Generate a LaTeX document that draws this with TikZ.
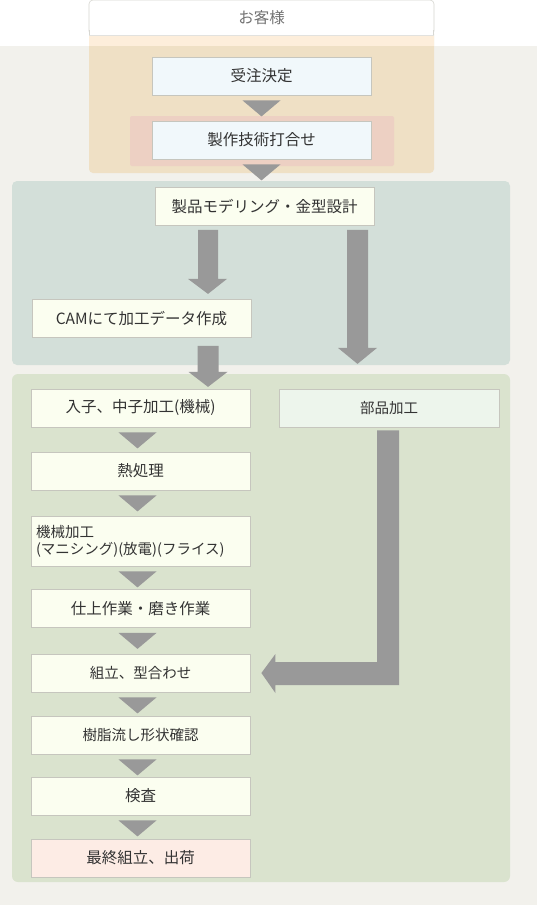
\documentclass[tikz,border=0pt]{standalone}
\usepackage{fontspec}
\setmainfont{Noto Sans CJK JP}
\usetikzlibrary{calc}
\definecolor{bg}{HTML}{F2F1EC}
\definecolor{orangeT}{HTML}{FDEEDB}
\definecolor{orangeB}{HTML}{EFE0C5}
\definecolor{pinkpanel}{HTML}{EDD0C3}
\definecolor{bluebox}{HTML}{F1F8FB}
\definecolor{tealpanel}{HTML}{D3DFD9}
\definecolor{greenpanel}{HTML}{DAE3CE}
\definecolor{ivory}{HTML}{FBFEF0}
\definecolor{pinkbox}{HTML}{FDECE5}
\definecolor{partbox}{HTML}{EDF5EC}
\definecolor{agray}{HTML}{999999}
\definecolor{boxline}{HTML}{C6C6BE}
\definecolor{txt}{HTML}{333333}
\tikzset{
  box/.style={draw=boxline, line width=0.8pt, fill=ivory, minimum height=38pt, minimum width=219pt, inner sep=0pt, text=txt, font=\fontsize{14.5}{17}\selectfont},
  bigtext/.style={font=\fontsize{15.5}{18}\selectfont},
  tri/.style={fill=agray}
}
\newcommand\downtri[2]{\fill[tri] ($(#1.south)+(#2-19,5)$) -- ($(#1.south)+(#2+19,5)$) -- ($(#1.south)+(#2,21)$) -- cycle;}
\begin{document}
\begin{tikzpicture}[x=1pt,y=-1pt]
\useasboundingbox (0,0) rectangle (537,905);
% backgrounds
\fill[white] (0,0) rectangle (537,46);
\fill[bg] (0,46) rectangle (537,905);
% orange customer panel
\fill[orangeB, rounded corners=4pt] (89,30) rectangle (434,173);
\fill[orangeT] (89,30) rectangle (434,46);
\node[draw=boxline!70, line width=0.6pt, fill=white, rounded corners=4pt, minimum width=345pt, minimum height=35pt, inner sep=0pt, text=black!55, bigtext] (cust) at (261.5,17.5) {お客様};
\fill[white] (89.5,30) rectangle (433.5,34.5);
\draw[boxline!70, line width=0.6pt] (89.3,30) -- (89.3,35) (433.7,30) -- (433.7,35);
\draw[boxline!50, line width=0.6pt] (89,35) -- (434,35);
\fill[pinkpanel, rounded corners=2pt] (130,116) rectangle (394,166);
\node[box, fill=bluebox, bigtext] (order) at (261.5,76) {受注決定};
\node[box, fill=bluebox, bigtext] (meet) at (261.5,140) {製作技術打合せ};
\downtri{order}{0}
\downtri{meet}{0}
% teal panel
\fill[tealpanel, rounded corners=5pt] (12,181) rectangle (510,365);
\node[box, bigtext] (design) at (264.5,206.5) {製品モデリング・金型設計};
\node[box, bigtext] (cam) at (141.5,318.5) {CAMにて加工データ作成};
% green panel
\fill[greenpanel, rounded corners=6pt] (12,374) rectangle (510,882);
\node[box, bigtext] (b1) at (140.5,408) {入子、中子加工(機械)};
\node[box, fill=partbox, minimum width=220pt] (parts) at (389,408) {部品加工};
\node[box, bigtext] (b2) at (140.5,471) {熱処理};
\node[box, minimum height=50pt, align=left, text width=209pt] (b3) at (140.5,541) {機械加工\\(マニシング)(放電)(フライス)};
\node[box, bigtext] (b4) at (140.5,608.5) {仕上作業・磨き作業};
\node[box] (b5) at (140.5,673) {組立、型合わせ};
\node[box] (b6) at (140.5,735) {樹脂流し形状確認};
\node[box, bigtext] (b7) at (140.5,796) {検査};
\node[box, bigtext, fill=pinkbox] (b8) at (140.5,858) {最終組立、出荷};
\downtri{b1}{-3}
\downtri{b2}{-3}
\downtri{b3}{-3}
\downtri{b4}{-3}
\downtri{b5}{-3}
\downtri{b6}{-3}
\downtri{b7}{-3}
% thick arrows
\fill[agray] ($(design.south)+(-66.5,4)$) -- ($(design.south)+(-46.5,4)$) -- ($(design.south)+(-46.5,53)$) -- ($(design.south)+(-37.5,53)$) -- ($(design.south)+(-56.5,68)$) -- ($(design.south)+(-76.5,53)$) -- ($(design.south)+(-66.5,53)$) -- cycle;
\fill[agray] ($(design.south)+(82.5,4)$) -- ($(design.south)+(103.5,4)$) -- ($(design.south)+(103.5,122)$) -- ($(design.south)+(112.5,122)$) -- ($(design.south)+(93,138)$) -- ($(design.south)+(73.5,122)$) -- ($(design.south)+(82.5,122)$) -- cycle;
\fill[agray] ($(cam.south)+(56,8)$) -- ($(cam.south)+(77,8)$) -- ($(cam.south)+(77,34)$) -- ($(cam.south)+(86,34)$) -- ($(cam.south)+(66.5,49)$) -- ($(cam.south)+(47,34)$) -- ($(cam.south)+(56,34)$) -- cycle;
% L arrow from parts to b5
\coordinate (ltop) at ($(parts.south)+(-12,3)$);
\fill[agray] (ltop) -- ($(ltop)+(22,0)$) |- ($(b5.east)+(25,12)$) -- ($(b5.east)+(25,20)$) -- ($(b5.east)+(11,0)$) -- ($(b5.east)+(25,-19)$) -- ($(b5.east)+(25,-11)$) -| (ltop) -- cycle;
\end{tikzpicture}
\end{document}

# [AIM OF THE EXERCISE]
Output all of the data exactly as it stands, minus any images.

# [RESPONSE]
Generate a LaTeX document that draws this with TikZ.
\documentclass[tikz,border=0pt]{standalone}
\usepackage{fontspec}
\setmainfont{Noto Sans CJK JP}
\usetikzlibrary{calc}
\definecolor{bg}{HTML}{F2F1EC}
\definecolor{orangeT}{HTML}{FDEEDB}
\definecolor{orangeB}{HTML}{EFE0C5}
\definecolor{pinkpanel}{HTML}{EDD0C3}
\definecolor{bluebox}{HTML}{F1F8FB}
\definecolor{tealpanel}{HTML}{D3DFD9}
\definecolor{greenpanel}{HTML}{DAE3CE}
\definecolor{ivory}{HTML}{FBFEF0}
\definecolor{pinkbox}{HTML}{FDECE5}
\definecolor{partbox}{HTML}{EDF5EC}
\definecolor{agray}{HTML}{999999}
\definecolor{boxline}{HTML}{C6C6BE}
\definecolor{txt}{HTML}{333333}
\tikzset{
  box/.style={draw=boxline, line width=0.8pt, fill=ivory, minimum height=38pt, minimum width=219pt, inner sep=0pt, text=txt, font=\fontsize{14.5}{17}\selectfont},
  bigtext/.style={font=\fontsize{15.5}{18}\selectfont},
  tri/.style={fill=agray}
}
\newcommand\downtri[2]{\fill[tri] ($(#1.south)+(#2-19,5)$) -- ($(#1.south)+(#2+19,5)$) -- ($(#1.south)+(#2,21)$) -- cycle;}
\begin{document}
\begin{tikzpicture}[x=1pt,y=-1pt]
\useasboundingbox (0,0) rectangle (537,905);
% backgrounds
\fill[white] (0,0) rectangle (537,46);
\fill[bg] (0,46) rectangle (537,905);
% orange customer panel
\fill[orangeB, rounded corners=4pt] (89,30) rectangle (434,173);
\fill[orangeT] (89,30) rectangle (434,46);
\node[draw=boxline!70, line width=0.6pt, fill=white, rounded corners=4pt, minimum width=345pt, minimum height=35pt, inner sep=0pt, text=black!55, bigtext] (cust) at (261.5,17.5) {お客様};
\fill[white] (89.5,30) rectangle (433.5,34.5);
\draw[boxline!70, line width=0.6pt] (89.3,30) -- (89.3,35) (433.7,30) -- (433.7,35);
\draw[boxline!50, line width=0.6pt] (89,35) -- (434,35);
\fill[pinkpanel, rounded corners=2pt] (130,116) rectangle (394,166);
\node[box, fill=bluebox, bigtext] (order) at (261.5,76) {受注決定};
\node[box, fill=bluebox, bigtext] (meet) at (261.5,140) {製作技術打合せ};
\downtri{order}{0}
\downtri{meet}{0}
% teal panel
\fill[tealpanel, rounded corners=5pt] (12,181) rectangle (510,365);
\node[box, bigtext] (design) at (264.5,206.5) {製品モデリング・金型設計};
\node[box, bigtext] (cam) at (141.5,318.5) {CAMにて加工データ作成};
% green panel
\fill[greenpanel, rounded corners=6pt] (12,374) rectangle (510,882);
\node[box, bigtext] (b1) at (140.5,408) {入子、中子加工(機械)};
\node[box, fill=partbox, minimum width=220pt] (parts) at (389,408) {部品加工};
\node[box, bigtext] (b2) at (140.5,471) {熱処理};
\node[box, minimum height=50pt, align=left, text width=209pt] (b3) at (140.5,541) {機械加工\\(マニシング)(放電)(フライス)};
\node[box, bigtext] (b4) at (140.5,608.5) {仕上作業・磨き作業};
\node[box] (b5) at (140.5,673) {組立、型合わせ};
\node[box] (b6) at (140.5,735) {樹脂流し形状確認};
\node[box, bigtext] (b7) at (140.5,796) {検査};
\node[box, bigtext, fill=pinkbox] (b8) at (140.5,858) {最終組立、出荷};
\downtri{b1}{-3}
\downtri{b2}{-3}
\downtri{b3}{-3}
\downtri{b4}{-3}
\downtri{b5}{-3}
\downtri{b6}{-3}
\downtri{b7}{-3}
% thick arrows
\fill[agray] ($(design.south)+(-66.5,4)$) -- ($(design.south)+(-46.5,4)$) -- ($(design.south)+(-46.5,53)$) -- ($(design.south)+(-37.5,53)$) -- ($(design.south)+(-56.5,68)$) -- ($(design.south)+(-76.5,53)$) -- ($(design.south)+(-66.5,53)$) -- cycle;
\fill[agray] ($(design.south)+(82.5,4)$) -- ($(design.south)+(103.5,4)$) -- ($(design.south)+(103.5,122)$) -- ($(design.south)+(112.5,122)$) -- ($(design.south)+(93,138)$) -- ($(design.south)+(73.5,122)$) -- ($(design.south)+(82.5,122)$) -- cycle;
\fill[agray] ($(cam.south)+(56,8)$) -- ($(cam.south)+(77,8)$) -- ($(cam.south)+(77,34)$) -- ($(cam.south)+(86,34)$) -- ($(cam.south)+(66.5,49)$) -- ($(cam.south)+(47,34)$) -- ($(cam.south)+(56,34)$) -- cycle;
% L arrow from parts to b5
\coordinate (ltop) at ($(parts.south)+(-12,3)$);
\fill[agray] (ltop) -- ($(ltop)+(22,0)$) |- ($(b5.east)+(25,12)$) -- ($(b5.east)+(25,20)$) -- ($(b5.east)+(11,0)$) -- ($(b5.east)+(25,-19)$) -- ($(b5.east)+(25,-11)$) -| (ltop) -- cycle;
\end{tikzpicture}
\end{document}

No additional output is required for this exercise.